== Data extract

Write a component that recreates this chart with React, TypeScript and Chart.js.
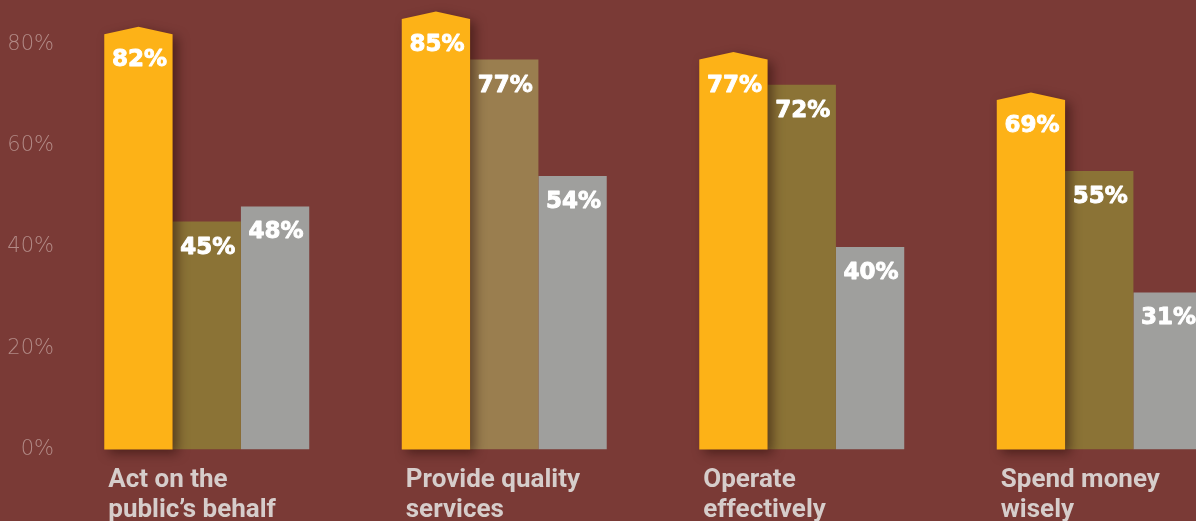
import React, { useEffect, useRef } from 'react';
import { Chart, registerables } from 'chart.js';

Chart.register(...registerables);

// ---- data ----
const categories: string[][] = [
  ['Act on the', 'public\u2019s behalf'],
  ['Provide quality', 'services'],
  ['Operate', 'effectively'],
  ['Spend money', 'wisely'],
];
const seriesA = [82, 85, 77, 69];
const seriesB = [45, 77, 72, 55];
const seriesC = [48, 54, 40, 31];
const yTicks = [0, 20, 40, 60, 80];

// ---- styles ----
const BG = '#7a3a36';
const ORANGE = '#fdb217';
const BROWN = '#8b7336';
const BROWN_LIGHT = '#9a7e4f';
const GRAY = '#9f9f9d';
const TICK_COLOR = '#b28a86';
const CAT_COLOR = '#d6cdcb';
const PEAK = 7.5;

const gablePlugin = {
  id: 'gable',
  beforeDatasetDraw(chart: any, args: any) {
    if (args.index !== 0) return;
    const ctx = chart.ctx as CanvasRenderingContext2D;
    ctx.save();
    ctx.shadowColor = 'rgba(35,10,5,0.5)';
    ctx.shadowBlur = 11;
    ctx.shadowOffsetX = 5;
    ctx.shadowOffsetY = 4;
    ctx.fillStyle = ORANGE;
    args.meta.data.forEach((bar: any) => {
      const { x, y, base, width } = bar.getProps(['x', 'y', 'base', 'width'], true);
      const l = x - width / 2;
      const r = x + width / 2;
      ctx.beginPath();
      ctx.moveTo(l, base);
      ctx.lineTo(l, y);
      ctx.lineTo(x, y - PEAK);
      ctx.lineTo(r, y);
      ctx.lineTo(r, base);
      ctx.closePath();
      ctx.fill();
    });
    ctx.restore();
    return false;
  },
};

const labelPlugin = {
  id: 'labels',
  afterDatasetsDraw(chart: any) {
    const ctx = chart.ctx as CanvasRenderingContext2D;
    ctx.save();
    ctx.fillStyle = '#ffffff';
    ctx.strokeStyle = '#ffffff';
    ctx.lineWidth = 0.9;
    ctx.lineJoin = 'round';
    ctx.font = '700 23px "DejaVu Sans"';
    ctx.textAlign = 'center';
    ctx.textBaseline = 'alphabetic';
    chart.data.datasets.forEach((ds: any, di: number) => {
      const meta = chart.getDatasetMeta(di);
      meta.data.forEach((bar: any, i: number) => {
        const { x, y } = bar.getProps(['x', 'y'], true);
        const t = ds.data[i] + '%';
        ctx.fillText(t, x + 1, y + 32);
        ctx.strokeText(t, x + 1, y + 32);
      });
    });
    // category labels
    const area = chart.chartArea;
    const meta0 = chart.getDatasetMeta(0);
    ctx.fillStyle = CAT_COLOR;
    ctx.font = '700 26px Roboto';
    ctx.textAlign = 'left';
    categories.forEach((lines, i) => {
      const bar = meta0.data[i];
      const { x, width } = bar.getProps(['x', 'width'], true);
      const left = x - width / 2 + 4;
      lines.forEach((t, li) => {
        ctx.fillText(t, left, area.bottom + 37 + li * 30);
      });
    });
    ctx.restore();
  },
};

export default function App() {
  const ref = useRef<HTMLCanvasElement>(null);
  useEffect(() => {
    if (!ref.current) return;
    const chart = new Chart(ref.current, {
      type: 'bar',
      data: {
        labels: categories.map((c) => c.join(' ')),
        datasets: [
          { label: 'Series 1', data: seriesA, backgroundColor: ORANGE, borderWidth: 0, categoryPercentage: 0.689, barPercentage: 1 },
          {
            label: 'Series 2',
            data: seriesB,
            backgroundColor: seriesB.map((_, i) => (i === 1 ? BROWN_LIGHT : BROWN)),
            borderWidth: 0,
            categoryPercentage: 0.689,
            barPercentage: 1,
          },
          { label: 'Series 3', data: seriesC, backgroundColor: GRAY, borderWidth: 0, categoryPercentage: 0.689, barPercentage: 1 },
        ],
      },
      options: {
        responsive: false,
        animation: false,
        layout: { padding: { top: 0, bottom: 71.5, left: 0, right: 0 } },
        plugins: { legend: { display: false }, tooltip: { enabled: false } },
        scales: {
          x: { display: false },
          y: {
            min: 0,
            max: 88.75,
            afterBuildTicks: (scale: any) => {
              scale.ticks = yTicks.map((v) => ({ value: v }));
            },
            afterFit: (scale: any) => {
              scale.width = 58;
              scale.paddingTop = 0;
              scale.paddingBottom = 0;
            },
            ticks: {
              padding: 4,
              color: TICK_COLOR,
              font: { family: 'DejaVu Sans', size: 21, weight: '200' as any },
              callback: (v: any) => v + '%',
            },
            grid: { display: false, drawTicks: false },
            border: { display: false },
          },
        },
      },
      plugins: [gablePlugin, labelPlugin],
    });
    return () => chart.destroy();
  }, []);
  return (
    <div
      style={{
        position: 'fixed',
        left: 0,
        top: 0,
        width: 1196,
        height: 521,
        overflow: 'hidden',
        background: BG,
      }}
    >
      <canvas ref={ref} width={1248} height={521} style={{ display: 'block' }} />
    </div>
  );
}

====

Your task
Only lines with the string "React" belong in your answer; copy each one.

Full solution
Write a component that recreates this chart with React, TypeScript and Chart.js.
import React, { useEffect, useRef } from 'react';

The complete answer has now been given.